DESCRIPTION OF THE TASK
Take the listing from its first line through the line that contains "const YTICKS_3B = [0, 2.5, 5];" and please retype those lines exactly, leaving out the pictures.

INFORMATION SUPPLIED
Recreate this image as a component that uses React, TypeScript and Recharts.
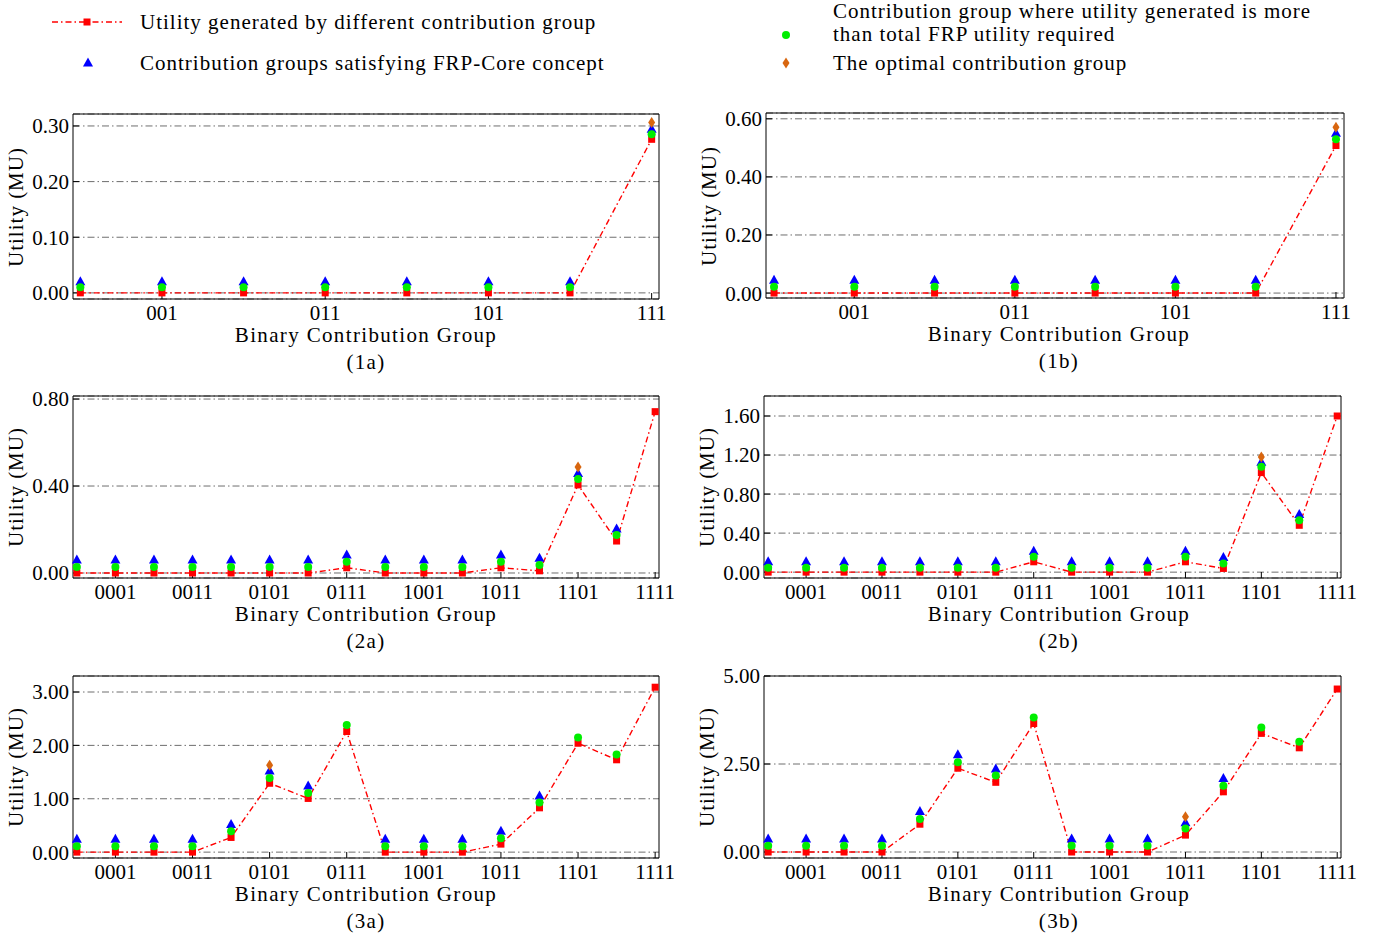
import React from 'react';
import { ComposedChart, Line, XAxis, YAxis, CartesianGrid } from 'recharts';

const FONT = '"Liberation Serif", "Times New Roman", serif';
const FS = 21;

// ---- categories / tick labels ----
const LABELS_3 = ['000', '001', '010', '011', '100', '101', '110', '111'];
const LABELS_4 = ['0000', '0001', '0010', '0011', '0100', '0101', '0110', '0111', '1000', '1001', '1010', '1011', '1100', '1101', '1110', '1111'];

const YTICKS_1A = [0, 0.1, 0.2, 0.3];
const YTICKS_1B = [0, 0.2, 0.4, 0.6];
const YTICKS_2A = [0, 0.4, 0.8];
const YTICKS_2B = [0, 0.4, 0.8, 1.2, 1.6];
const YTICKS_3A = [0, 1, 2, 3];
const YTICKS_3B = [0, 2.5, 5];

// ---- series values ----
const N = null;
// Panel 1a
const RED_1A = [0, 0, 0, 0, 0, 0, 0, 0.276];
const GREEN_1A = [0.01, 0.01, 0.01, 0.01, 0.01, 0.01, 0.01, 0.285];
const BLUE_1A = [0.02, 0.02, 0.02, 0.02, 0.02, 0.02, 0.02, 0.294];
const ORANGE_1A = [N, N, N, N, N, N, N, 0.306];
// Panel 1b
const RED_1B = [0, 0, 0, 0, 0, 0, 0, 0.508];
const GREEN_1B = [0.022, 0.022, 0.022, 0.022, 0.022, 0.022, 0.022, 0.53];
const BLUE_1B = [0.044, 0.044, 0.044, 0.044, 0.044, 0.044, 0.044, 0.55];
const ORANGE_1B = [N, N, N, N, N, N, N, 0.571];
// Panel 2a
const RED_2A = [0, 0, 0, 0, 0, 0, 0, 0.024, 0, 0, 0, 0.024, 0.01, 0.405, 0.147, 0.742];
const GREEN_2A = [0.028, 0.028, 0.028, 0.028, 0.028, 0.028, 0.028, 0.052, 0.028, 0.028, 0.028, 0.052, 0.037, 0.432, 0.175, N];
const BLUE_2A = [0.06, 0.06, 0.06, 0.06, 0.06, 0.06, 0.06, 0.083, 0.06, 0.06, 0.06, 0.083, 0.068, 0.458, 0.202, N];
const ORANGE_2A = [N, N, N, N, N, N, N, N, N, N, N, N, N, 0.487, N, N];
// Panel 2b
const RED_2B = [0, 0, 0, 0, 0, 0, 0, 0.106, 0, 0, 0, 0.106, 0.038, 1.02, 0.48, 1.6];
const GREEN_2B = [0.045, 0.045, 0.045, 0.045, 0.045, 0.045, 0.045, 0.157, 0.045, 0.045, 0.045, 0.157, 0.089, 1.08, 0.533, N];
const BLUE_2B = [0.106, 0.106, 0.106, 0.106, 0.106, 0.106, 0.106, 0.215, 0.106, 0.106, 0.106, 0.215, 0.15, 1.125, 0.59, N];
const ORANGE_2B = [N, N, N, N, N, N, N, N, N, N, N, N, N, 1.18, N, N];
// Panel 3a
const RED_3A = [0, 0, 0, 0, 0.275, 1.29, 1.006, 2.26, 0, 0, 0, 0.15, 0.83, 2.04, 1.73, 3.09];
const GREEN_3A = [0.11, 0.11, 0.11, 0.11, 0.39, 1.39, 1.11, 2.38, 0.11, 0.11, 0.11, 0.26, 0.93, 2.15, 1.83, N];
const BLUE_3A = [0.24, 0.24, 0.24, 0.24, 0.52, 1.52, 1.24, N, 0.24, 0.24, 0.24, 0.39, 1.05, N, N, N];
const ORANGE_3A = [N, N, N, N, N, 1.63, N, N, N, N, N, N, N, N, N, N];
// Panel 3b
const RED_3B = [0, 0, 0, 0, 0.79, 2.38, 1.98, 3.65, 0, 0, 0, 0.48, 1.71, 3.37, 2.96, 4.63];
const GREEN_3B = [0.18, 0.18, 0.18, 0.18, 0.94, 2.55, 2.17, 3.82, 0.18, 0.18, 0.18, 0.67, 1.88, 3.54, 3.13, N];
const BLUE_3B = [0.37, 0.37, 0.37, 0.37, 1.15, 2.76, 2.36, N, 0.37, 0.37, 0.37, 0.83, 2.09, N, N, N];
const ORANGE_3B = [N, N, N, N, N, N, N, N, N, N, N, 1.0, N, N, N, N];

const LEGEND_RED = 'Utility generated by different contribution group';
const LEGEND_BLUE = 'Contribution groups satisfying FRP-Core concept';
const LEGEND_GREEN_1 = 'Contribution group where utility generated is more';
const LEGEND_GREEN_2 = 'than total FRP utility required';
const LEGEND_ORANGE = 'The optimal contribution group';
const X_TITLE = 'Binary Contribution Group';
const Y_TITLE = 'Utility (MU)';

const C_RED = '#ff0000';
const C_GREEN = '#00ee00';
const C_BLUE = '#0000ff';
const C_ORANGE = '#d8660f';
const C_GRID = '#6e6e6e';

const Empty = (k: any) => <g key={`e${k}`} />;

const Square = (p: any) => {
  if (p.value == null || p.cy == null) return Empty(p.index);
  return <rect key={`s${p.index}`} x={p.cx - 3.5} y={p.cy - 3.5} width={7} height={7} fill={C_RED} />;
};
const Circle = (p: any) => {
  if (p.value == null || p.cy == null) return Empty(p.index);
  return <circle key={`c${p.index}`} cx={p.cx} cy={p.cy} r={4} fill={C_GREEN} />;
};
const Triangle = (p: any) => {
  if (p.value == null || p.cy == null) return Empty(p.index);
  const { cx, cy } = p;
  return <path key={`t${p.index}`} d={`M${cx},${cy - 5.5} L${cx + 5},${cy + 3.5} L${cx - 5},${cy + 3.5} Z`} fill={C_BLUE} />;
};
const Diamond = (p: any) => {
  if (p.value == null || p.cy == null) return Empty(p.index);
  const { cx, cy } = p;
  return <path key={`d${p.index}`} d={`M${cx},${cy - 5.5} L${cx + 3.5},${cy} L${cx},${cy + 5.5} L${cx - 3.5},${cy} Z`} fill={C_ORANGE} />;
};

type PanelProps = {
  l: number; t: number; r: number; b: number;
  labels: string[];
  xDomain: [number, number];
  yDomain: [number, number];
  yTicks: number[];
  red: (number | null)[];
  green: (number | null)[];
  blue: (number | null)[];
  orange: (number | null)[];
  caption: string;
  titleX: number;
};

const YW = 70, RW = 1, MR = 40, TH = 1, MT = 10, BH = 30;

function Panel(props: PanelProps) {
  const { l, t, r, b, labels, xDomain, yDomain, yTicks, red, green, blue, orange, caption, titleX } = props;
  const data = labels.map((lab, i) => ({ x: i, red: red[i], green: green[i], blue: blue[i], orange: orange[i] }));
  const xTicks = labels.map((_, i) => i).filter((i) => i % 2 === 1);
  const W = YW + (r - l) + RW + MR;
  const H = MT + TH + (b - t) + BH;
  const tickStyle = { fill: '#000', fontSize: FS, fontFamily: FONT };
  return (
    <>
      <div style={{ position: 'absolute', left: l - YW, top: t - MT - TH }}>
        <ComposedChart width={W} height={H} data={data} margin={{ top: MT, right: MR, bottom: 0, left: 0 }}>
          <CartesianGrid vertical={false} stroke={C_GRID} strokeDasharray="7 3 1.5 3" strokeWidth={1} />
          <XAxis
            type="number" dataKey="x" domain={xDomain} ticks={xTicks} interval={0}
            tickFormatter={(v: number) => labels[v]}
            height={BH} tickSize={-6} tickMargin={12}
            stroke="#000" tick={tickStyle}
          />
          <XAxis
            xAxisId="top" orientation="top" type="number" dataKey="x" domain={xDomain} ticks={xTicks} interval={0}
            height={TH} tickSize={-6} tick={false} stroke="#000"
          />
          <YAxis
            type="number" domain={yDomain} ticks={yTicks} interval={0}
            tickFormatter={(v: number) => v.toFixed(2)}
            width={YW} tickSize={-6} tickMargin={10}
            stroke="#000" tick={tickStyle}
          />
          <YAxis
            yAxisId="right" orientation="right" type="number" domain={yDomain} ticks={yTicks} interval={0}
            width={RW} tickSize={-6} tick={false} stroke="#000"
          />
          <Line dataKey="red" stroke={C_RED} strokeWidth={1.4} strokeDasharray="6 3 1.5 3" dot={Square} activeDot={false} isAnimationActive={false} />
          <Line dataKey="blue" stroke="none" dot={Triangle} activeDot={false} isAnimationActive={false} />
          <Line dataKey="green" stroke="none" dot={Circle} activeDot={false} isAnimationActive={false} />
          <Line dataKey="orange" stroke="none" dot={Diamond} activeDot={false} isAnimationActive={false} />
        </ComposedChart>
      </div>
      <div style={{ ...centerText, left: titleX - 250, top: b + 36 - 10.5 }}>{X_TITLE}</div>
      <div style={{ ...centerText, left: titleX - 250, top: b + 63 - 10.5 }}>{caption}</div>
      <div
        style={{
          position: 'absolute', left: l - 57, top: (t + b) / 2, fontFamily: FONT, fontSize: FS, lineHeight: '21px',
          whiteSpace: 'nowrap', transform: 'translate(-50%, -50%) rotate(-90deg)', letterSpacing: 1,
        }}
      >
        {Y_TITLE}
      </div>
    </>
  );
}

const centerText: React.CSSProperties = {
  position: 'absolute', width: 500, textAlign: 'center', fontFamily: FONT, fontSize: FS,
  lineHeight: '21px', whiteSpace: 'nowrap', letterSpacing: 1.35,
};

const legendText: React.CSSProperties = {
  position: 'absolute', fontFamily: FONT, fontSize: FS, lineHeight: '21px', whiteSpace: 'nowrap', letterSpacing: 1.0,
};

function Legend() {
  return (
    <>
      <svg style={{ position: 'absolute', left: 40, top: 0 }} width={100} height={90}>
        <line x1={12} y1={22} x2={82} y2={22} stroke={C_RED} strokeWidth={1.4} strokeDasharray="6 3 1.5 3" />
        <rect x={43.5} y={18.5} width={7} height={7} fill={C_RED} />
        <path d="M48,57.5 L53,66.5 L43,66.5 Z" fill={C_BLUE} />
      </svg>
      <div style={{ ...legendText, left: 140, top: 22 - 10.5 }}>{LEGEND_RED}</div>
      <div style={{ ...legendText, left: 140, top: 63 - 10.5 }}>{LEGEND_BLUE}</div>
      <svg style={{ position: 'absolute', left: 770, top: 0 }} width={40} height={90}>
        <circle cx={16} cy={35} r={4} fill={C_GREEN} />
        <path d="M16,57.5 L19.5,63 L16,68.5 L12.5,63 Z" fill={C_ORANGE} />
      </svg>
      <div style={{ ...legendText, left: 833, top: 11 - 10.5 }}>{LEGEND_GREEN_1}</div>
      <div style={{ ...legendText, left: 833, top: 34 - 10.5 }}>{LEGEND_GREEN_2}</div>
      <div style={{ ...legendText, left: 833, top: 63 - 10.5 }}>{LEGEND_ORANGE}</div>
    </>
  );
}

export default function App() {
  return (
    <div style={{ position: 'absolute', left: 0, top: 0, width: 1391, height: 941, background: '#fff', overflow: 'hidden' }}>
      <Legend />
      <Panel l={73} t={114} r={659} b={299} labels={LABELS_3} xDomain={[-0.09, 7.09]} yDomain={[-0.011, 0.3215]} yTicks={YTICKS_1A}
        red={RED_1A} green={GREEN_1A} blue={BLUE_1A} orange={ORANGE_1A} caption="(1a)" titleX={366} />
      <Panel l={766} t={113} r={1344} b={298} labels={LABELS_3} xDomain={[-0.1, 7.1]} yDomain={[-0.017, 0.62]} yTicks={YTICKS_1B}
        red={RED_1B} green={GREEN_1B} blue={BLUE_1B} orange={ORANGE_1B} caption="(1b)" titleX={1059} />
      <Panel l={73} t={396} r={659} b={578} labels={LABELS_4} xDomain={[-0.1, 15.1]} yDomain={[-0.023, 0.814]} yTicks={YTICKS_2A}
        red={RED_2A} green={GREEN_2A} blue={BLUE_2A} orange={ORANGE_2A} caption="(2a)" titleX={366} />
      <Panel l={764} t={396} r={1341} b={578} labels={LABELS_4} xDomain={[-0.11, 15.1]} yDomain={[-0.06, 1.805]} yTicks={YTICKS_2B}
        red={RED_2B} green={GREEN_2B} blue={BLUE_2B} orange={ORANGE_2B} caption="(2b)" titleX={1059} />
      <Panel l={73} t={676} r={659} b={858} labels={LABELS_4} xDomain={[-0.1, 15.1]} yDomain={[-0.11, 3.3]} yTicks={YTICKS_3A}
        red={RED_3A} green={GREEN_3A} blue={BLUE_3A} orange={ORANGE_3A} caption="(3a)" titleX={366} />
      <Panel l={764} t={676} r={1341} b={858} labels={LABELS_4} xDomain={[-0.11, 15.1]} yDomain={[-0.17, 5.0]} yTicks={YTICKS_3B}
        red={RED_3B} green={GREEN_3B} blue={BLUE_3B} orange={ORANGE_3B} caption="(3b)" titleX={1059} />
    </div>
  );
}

WORKED ANSWER
Recreate this image as a component that uses React, TypeScript and Recharts.
import React from 'react';
import { ComposedChart, Line, XAxis, YAxis, CartesianGrid } from 'recharts';

const FONT = '"Liberation Serif", "Times New Roman", serif';
const FS = 21;

// ---- categories / tick labels ----
const LABELS_3 = ['000', '001', '010', '011', '100', '101', '110', '111'];
const LABELS_4 = ['0000', '0001', '0010', '0011', '0100', '0101', '0110', '0111', '1000', '1001', '1010', '1011', '1100', '1101', '1110', '1111'];

const YTICKS_1A = [0, 0.1, 0.2, 0.3];
const YTICKS_1B = [0, 0.2, 0.4, 0.6];
const YTICKS_2A = [0, 0.4, 0.8];
const YTICKS_2B = [0, 0.4, 0.8, 1.2, 1.6];
const YTICKS_3A = [0, 1, 2, 3];
const YTICKS_3B = [0, 2.5, 5];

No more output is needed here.